In 1991, rap group 3rd Bass came out with the song Pop Goes The Weasel which was a diss song about rappers like Vanilla Ice and MC Hammer going POP! In fact, in the 90’s, once a rappers lyrics went mainstream, you were in jeopardy of being labeled a sellout by the culture of Hip Hop. But what happens when it’s your intention to go pop from the gate? As I spoke to Freedom Williams of C&C Music Factory, he states “Man, I don’t give a fuck what people have to say about me. What did Diddy say? Don’t worry if I write rhymes, I write checks.” I must say, hearing Freedom express himself in a real way was like when you saw the real Danny Tanner (Bob Saget) do stand up comedy for the first time. I was in sheer amazement.
But let’s break down the song Gonna Make You Sweat for a minute. It was just a fun song song.(or so it seemed) When I did sports arenas, that was the No. 1 song to get everyone pumped up. And for most people in suburbia America, it was a safe hip hop song. But if you listened to the lyrics, they were in proper cadence to what was happening in rap music at the time. Queen Latifah came out with Come Into My House In 1989 and The Jungle Brothers came out with Girl I’ll House You in the Golden Year of 1988, so you could really count C&C as a musical progression of what they started. Not to mention that song went hard in the dance clubs of Chicago and New York.
What people may not know is that prior to 1990 Freedom already cut his teeth in the music game producing and engineering for artists such as Natalie Cole (Pink Cadillac), Luther Vandross, Janet Jackson, and was on the boards for the 2300 Jackson St song. But while he was engineering those hit records, he was bringing these three kids from Brooklyn and Staten Island along that later called themselves The Wu Tang Clan.
The rapper from Queens grew up a 5 percenter and understood what it meant to be a man with his own mind and his own plan of action.

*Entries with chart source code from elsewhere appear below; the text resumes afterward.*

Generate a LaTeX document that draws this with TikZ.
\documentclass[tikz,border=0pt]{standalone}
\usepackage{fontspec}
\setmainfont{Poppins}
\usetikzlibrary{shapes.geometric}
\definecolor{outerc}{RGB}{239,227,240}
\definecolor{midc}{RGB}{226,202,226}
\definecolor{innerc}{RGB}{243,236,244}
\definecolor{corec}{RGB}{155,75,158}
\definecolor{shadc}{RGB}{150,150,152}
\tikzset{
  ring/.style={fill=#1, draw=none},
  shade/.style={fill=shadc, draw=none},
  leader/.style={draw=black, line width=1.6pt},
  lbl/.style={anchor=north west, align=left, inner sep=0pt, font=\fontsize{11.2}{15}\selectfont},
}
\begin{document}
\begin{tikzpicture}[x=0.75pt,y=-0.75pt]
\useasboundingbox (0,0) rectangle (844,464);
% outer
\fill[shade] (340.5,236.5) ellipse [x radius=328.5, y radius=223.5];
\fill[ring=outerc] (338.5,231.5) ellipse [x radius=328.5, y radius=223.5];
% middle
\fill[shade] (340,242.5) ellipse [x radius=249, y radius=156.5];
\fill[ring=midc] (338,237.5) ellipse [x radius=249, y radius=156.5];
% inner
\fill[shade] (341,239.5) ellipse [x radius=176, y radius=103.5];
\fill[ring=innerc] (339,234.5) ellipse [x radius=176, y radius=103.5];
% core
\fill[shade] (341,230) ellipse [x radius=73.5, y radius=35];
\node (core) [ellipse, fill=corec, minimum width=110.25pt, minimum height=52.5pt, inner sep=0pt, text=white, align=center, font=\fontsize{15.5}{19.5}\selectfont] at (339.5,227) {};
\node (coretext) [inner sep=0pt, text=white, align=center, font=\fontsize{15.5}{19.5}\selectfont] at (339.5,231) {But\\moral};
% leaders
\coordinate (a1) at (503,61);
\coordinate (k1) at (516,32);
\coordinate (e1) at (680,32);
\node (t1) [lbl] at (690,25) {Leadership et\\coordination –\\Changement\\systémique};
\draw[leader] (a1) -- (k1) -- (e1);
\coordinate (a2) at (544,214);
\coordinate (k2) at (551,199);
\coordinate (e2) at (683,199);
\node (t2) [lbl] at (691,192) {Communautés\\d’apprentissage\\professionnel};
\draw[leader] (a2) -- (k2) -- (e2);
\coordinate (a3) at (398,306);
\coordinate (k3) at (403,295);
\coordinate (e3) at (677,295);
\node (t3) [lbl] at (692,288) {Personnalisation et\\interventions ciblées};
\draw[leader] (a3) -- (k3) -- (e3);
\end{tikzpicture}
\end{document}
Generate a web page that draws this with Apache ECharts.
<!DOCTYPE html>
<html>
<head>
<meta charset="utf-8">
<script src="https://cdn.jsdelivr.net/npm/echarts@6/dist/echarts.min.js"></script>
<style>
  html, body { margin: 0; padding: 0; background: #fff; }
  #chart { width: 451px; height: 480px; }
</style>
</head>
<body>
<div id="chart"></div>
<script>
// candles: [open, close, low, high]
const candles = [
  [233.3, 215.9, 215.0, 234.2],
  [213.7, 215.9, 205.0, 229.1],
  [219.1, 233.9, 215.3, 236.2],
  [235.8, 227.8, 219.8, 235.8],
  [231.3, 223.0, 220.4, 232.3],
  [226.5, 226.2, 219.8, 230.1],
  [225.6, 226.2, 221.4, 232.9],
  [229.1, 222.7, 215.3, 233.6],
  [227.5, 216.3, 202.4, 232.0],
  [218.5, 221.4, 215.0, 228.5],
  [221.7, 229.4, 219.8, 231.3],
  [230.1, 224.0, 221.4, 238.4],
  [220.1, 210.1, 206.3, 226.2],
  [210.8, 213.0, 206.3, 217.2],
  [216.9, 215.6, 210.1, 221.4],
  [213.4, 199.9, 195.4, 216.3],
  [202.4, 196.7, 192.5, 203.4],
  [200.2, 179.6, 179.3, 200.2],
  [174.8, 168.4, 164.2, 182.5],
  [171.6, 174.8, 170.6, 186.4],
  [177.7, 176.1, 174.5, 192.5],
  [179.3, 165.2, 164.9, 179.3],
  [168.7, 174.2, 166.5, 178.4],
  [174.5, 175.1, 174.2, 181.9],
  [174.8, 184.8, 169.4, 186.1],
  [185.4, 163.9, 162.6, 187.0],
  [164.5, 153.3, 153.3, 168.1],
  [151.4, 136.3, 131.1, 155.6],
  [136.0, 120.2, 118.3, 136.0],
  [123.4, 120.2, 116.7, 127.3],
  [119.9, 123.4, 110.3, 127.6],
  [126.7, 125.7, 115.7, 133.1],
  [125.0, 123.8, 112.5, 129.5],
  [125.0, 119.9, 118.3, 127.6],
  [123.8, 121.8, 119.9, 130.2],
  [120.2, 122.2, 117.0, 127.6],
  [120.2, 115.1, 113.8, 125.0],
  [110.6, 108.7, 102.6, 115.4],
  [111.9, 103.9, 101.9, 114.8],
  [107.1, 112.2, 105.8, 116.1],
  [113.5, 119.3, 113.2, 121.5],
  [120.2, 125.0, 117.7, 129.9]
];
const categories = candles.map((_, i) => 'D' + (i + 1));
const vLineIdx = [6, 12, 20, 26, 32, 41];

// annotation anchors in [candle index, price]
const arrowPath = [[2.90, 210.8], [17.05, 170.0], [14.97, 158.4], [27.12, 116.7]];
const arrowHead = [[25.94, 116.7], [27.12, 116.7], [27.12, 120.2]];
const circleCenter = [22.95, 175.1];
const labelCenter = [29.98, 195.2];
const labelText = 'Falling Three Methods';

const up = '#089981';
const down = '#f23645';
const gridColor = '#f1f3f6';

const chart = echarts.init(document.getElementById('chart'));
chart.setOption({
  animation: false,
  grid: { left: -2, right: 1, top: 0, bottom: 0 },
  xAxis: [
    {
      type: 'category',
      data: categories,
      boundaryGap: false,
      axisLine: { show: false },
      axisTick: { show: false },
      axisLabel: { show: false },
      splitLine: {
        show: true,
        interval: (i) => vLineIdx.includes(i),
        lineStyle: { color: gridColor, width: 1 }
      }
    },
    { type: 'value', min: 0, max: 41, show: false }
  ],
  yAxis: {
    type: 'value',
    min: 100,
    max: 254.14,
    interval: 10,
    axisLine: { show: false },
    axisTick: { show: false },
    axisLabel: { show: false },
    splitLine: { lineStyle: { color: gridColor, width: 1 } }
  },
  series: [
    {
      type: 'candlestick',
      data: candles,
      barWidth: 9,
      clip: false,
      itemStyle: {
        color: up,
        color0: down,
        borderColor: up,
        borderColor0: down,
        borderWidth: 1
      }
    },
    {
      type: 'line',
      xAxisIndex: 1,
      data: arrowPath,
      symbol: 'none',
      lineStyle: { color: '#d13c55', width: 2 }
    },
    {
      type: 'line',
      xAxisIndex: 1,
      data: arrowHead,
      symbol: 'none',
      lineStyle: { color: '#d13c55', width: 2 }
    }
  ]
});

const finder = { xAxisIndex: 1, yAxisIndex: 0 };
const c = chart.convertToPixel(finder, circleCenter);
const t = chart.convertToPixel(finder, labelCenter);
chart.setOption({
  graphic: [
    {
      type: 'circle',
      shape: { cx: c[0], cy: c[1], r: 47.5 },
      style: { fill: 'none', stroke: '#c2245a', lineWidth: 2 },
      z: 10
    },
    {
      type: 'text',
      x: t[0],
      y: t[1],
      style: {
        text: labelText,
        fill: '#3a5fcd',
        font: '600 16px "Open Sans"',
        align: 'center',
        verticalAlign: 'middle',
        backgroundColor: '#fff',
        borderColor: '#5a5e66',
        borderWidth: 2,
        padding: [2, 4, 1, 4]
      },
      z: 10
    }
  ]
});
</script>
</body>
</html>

Through trial and error, he learned the music business, so much to the point that in 2003, Freedom acquired the federal trademark to use the name C&C Music Factory for live performances. If you know the story of The Sugar Hill Gang, you would really know how wise a move that was. Freedom also took his business sense and invested in a CBA basketball team called the Atlanta Krunk.

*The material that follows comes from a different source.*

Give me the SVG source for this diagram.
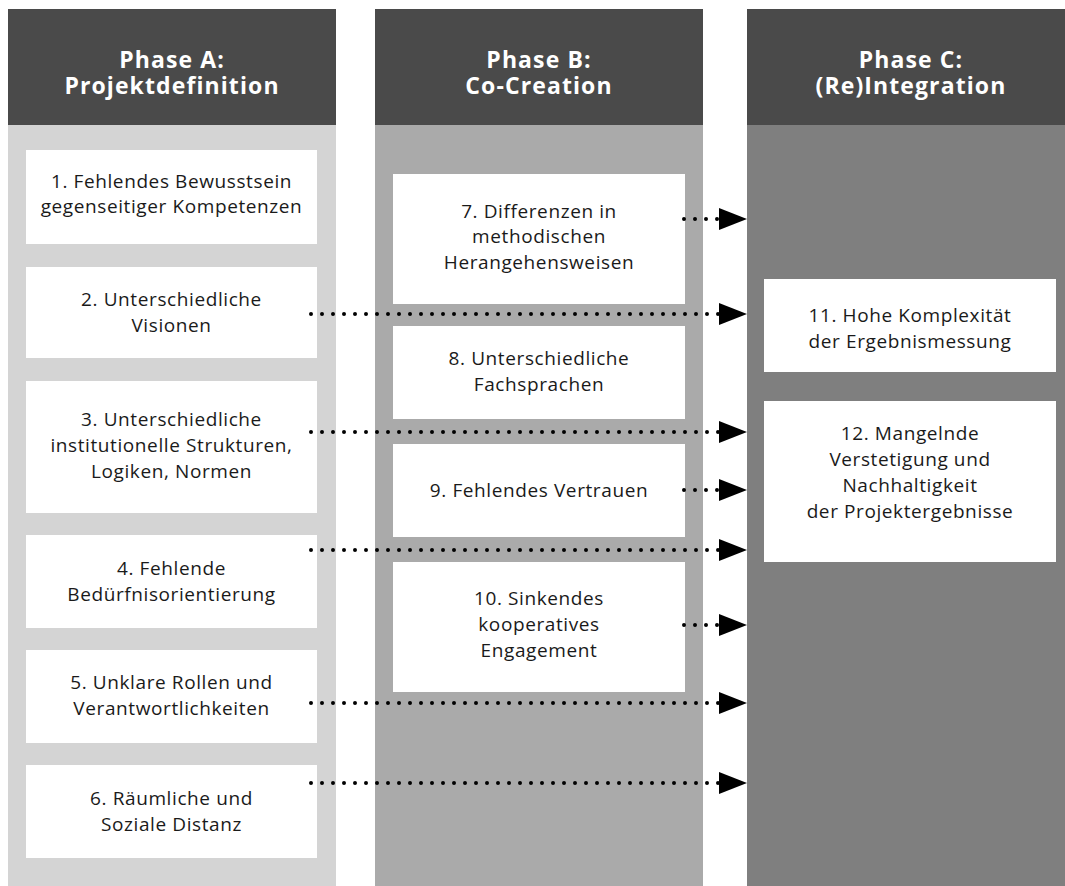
<svg xmlns="http://www.w3.org/2000/svg" width="1065" height="886" viewBox="0 0 1065 886">
<defs>
<style>
.hdr{fill:#4a4a4a}
.colA{fill:#d4d4d4}
.colB{fill:#aaaaaa}
.colC{fill:#7f7f7f}
.box{fill:#ffffff}
.ht{font-family:"Open Sans","Liberation Sans",sans-serif;font-weight:bold;font-size:23px;letter-spacing:1.1px;fill:#ffffff;text-anchor:middle}
.bt{font-family:"Open Sans","Liberation Sans",sans-serif;font-size:19px;letter-spacing:0.6px;fill:#1a1a1a;text-anchor:middle}
.arr{stroke:#000;stroke-width:4;stroke-linecap:round;stroke-dasharray:0 11;fill:none}
</style>
<marker id="ah" markerUnits="userSpaceOnUse" markerWidth="28" markerHeight="22" refX="0" refY="11" orient="auto" viewBox="0 0 28 22">
<path d="M0,0 L28,11 L0,22 z" fill="#000"/>
</marker>
</defs>
<rect width="1065" height="886" fill="#ffffff"/>

<g id="phaseA">
<rect class="colA" x="8" y="125" width="328" height="761"/>
<rect class="hdr" x="8" y="9" width="328" height="116"/>
<text class="ht" x="172" y="68">Phase A:</text>
<text class="ht" x="172" y="94">Projektdefinition</text>
</g>
<g id="phaseB">
<rect class="colB" x="375" y="125" width="328" height="761"/>
<rect class="hdr" x="375" y="9" width="328" height="116"/>
<text class="ht" x="539" y="68">Phase B:</text>
<text class="ht" x="539" y="94">Co-Creation</text>
</g>
<g id="phaseC">
<rect class="colC" x="747" y="125" width="328" height="761"/>
<rect class="hdr" x="747" y="9" width="328" height="116"/>
<text class="ht" x="911" y="68">Phase C:</text>
<text class="ht" x="911" y="94">(Re)Integration</text>
</g>

<g id="n1"><rect class="box" x="26" y="150" width="291" height="94"/>
<text class="bt" x="171.5" y="188">1. Fehlendes Bewusstsein</text><text class="bt" x="171.5" y="213">gegenseitiger Kompetenzen</text></g>
<g id="n2"><rect class="box" x="26" y="267" width="291" height="91"/>
<text class="bt" x="171.5" y="306">2. Unterschiedliche</text><text class="bt" x="171.5" y="332">Visionen</text></g>
<g id="n3"><rect class="box" x="26" y="381" width="291" height="132"/>
<text class="bt" x="171.5" y="426">3. Unterschiedliche</text><text class="bt" x="171.5" y="452">institutionelle Strukturen,</text><text class="bt" x="171.5" y="478">Logiken, Normen</text></g>
<g id="n4"><rect class="box" x="26" y="535" width="291" height="93"/>
<text class="bt" x="171.5" y="575">4. Fehlende</text><text class="bt" x="171.5" y="601">Bedürfnisorientierung</text></g>
<g id="n5"><rect class="box" x="26" y="650" width="291" height="93"/>
<text class="bt" x="171.5" y="689">5. Unklare Rollen und</text><text class="bt" x="171.5" y="715">Verantwortlichkeiten</text></g>
<g id="n6"><rect class="box" x="26" y="765" width="291" height="93"/>
<text class="bt" x="171.5" y="805">6. Räumliche und</text><text class="bt" x="171.5" y="831">Soziale Distanz</text></g>

<g id="n7"><rect class="box" x="393" y="174" width="292" height="130"/>
<text class="bt" x="539" y="218">7. Differenzen in</text><text class="bt" x="539" y="243">methodischen</text><text class="bt" x="539" y="269">Herangehensweisen</text></g>
<g id="n8"><rect class="box" x="393" y="326" width="292" height="93"/>
<text class="bt" x="539" y="365">8. Unterschiedliche</text><text class="bt" x="539" y="391">Fachsprachen</text></g>
<g id="n9"><rect class="box" x="393" y="444" width="292" height="93"/>
<text class="bt" x="539" y="497">9. Fehlendes Vertrauen</text></g>
<g id="n10"><rect class="box" x="393" y="562" width="292" height="130"/>
<text class="bt" x="539" y="605">10. Sinkendes</text><text class="bt" x="539" y="631">kooperatives</text><text class="bt" x="539" y="657">Engagement</text></g>

<g id="n11"><rect class="box" x="764" y="279" width="292" height="93"/>
<text class="bt" x="910" y="322">11. Hohe Komplexität</text><text class="bt" x="910" y="348">der Ergebnismessung</text></g>
<g id="n12"><rect class="box" x="764" y="401" width="292" height="161"/>
<text class="bt" x="910" y="440">12. Mangelnde</text><text class="bt" x="910" y="466">Verstetigung und</text><text class="bt" x="910" y="492">Nachhaltigkeit</text><text class="bt" x="910" y="518">der Projektergebnisse</text></g>

<g id="connectors">
<line class="arr" x1="684" y1="219" x2="719" y2="219" marker-end="url(#ah)"/>
<line class="arr" x1="311" y1="314" x2="719" y2="314" marker-end="url(#ah)"/>
<line class="arr" x1="311" y1="432" x2="719" y2="432" marker-end="url(#ah)"/>
<line class="arr" x1="684" y1="490" x2="719" y2="490" marker-end="url(#ah)"/>
<line class="arr" x1="311" y1="550" x2="719" y2="550" marker-end="url(#ah)"/>
<line class="arr" x1="684" y1="625" x2="719" y2="625" marker-end="url(#ah)"/>
<line class="arr" x1="311" y1="703" x2="719" y2="703" marker-end="url(#ah)"/>
<line class="arr" x1="311" y1="783" x2="719" y2="783" marker-end="url(#ah)"/>
</g>
</svg>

While conversing with Freedom I asked him if he cared whether or not the hip hop culture embraced him considering his pop success and he replied “Man, I know how to make records. I mixed the song for Cameo Word Up and Single Life. I mixed those records for the RZA and the GZA before they were who they were. When you’re making a record, you can tell by the vibration of what it’s going to be. So when we made Make You Sweat, we knew it was gonna be pop and scrutinized by the hip hop community…but the question is….do I give a fuck? Shit man I had a hit record!”
He continues, “When I wrote Gonna Make You Sweat, I wrote it as a political record. I was actually homeless when I wrote it. So when I really got into the lyrics I didn’t like the way it was riding with the beat and I switched it up. I made it more pop. That was my choice.”

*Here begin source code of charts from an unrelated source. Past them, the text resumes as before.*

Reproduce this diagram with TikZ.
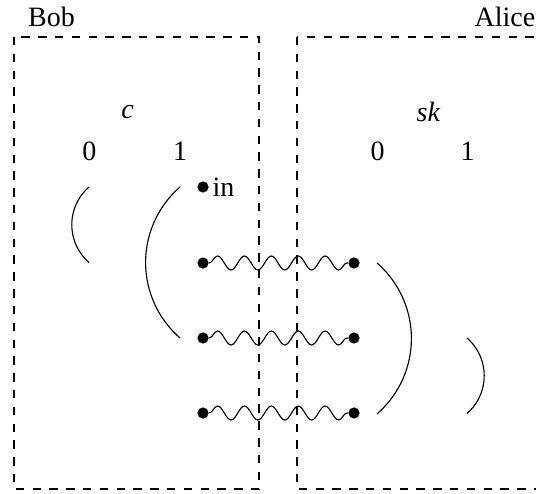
\documentclass[tikz,border=0pt]{standalone}
\usepackage{fontspec}
\setmainfont{Liberation Serif}
\usetikzlibrary{positioning,decorations.pathmorphing}
\tikzset{
    qubit/.style={circle, fill, inner sep=0pt, minimum size=4pt},
    party/.style={dashed},
    wave/.style={decorate, decoration={snake, amplitude=2.5pt, segment length=9.6pt}}
}
\begin{document}
\begin{tikzpicture}[x=0.357pt, y=-0.357pt]
            \useasboundingbox (0,0) rectangle (536,493);

            % the two labs
            \draw[party] (14,37) rectangle (259,489);
            \draw[party] (297,37) rectangle (560,489);

            \node (bob) at (51.5,16.5) {Bob};
            \node (alice) at (505,16.5) {Alice};

            \node (c) at (127.5,112) {\textit{c}};
            \node (sk) at (428.5,112) {\textit{sk}};
            \node (c0) at (89.5,151.5) {0};
            \node (c1) at (180,151.5) {1};
            \node (sk0) at (377.5,151.5) {0};
            \node (sk1) at (467.5,151.5) {1};

            \begin{scope}[every node/.style={qubit}]

                \node (in) at (203,187) {};
                \node (b1) at (203,263) {};
                \node (b2) at (203,338) {};
                \node (b3) at (203,413) {};
                \node (a1) at (354,263) {};
                \node (a2) at (354,338) {};
                \node (a3) at (354,413) {};

                \path (b1) edge[wave] (a1);
                \path (b2) edge[wave] (a2);
                \path (b3) edge[wave] (a3);
            \end{scope}
            \node[right=0pt of in, inner sep=1pt] (intext) {in};

            % brackets
            \draw (89,187) arc[start angle=229, end angle=131, radius=50];
            \draw (180,187) arc[start angle=229, end angle=131, radius=100];
            \draw (377,263) arc[start angle=-49, end angle=49, radius=100];
            \draw (467,338) arc[start angle=-49, end angle=49, radius=50];
\end{tikzpicture}
\end{document}
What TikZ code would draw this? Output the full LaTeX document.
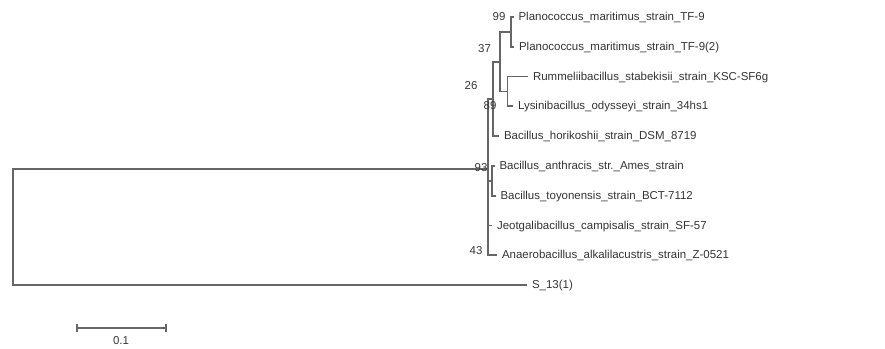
\documentclass[tikz,border=0pt]{standalone}
\usepackage{fontspec}
\setmainfont{Liberation Sans}
\newcommand{\taxfont}{\fontsize{8.6}{10}\selectfont}
\tikzset{
  branch/.style={draw=black!60, line width=1.3pt},
  taxon/.style={anchor=west, inner xsep=3.6pt, inner ysep=0pt, text height=6pt, text depth=0.6pt, text=black!80, font=\taxfont},
  boot/.style={inner sep=0pt, text=black!78, font=\taxfont}
}
\begin{document}
\begin{tikzpicture}[x=0.75pt, y=-0.75pt]
      \useasboundingbox (0,0) rectangle (885,349);
      % internal nodes
      \coordinate (root) at (13,227);
      \coordinate (n93) at (487.7,169);
      \coordinate (n26) at (492.7,99);
      \coordinate (n37) at (500,61.7);
      \coordinate (n99) at (511,31.9);
      \coordinate (nRL) at (507.5,91.5);
      \coordinate (nAT) at (492,180.8);
      \coordinate (n43) at (487.7,240.3);
      % taxa
      \node[taxon] (planoA) at (513.5,17) {Planococcus\_maritimus\_strain\_TF-9};
      \node[taxon] (planoB) at (514,46.8) {Planococcus\_maritimus\_strain\_TF-9(2)};
      \node[taxon] (rumm) at (528,76.6) {Rummeliibacillus\_stabekisii\_strain\_KSC-SF6g};
      \node[taxon] (lysin) at (513,106.3) {Lysinibacillus\_odysseyi\_strain\_34hs1};
      \node[taxon] (horik) at (499,136.1) {Bacillus\_horikoshii\_strain\_DSM\_8719};
      \node[taxon] (anthr) at (494.5,165.9) {Bacillus\_anthracis\_str.\_Ames\_strain};
      \node[taxon] (toyon) at (495.5,195.7) {Bacillus\_toyonensis\_strain\_BCT-7112};
      \node[taxon] (jeotg) at (492,225.4) {Jeotgalibacillus\_campisalis\_strain\_SF-57};
      \node[taxon] (anaer) at (497,255.2) {Anaerobacillus\_alkalilacustris\_strain\_Z-0521};
      \node[taxon] (s13) at (527,285) {S\_13(1)};
      % branches
      \draw[branch] (root) |- (n93);
      \draw[branch] (root) |- (s13.west);
      \foreach \c in {n26,nAT,n43}
        \draw[branch] (n93) |- (\c);
      \draw[branch] (n26) |- (n37);
      \draw[branch] (n26) |- (horik.west);
      \draw[branch] (n37) |- (n99);
      \draw[branch] (n37) |- (nRL);
      \foreach \p/\c in {n99/planoA,n99/planoB,nRL/rumm,nRL/lysin,nAT/anthr,nAT/toyon,n43/jeotg,n43/anaer}
        \draw[branch] (\p) |- (\c.west);
      % bootstrap values
      \node[boot] (b99) at (499,17) {99};
      \node[boot] (b37) at (484.5,49) {37};
      \node[boot] (b26) at (471,86) {26};
      \node[boot] (b89) at (490,105.5) {89};
      \node[boot] (b93) at (481,168) {93};
      \node[boot] (b43) at (476,251) {43};
      % scale bar
      \coordinate (sbL) at (77,328);
      \coordinate (sbR) at (166,328);
      \draw[branch] (sbL) -- (sbR);
      \foreach \c in {sbL,sbR}
        \draw[branch] ([yshift=3pt]\c) -- ([yshift=-3pt]\c);
      \node[boot] (sblabel) at (121,341) {0.1};
\end{tikzpicture}
\end{document}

I asked him if anyone has every considered him a sellout. He laughed “Only African Americans give life to that word. Western culture makes their products for everyone to use. I get it though. But what happens is, when we as oppressed people living in the hood see Johnny doing something to better himself, we don’t identify with that as something good not realizing the same opportunities are afforded to us everywhere” he adds “Again, I never gave a fuck what someone thought about me.”
We talk some more and we touch on the Martha Wash controversy. Back in the day it really caught the world’s attention that C&C didn’t want to acknowledge the singing icon because she was overweight. Freedom clears his name by saying “I didn’t think nothing of it because I know Martha Wash didn’t want to do the record. Martha Wash didn’t want to go on the road with me. But that whole we didn’t want to give Martha Wash credit, that was a myth. Don’t believe that.” He later says “Why would I care if she was fat? There were a lot of talented fat people in the music industry. The music business is full of them. I didn’t give a damn if Martha was fat. Bottom line, she had already peaked in her career she did the record and settled for a crumbs deal not knowing that record (Sweat) would go on to sell 3 million copies. That changed her mind real quick”
I really enjoyed talking to this educated rapper. Ever since I met him at 90’s Fest last year in the Columbus Commons, we’ve just built a relationship through social media. I share his views on protecting your intellectual property. He warns “You don’t see Jay Z and Puffy sharing everything they know because they want to survive. They can give bits and pieces but they aint gonna give up the whole game because they know that playing field still isn’t leveled.”
Expect to hear more EDM production from him in the future. It’s almost safe to say Freedom is the blueprint for the EDM heard around the world. He is still touring the globe and raising his family. He keeps himself in shape…almost as if he’s catching his 2nd wind….Much respect to the pop rapper from Queens New York.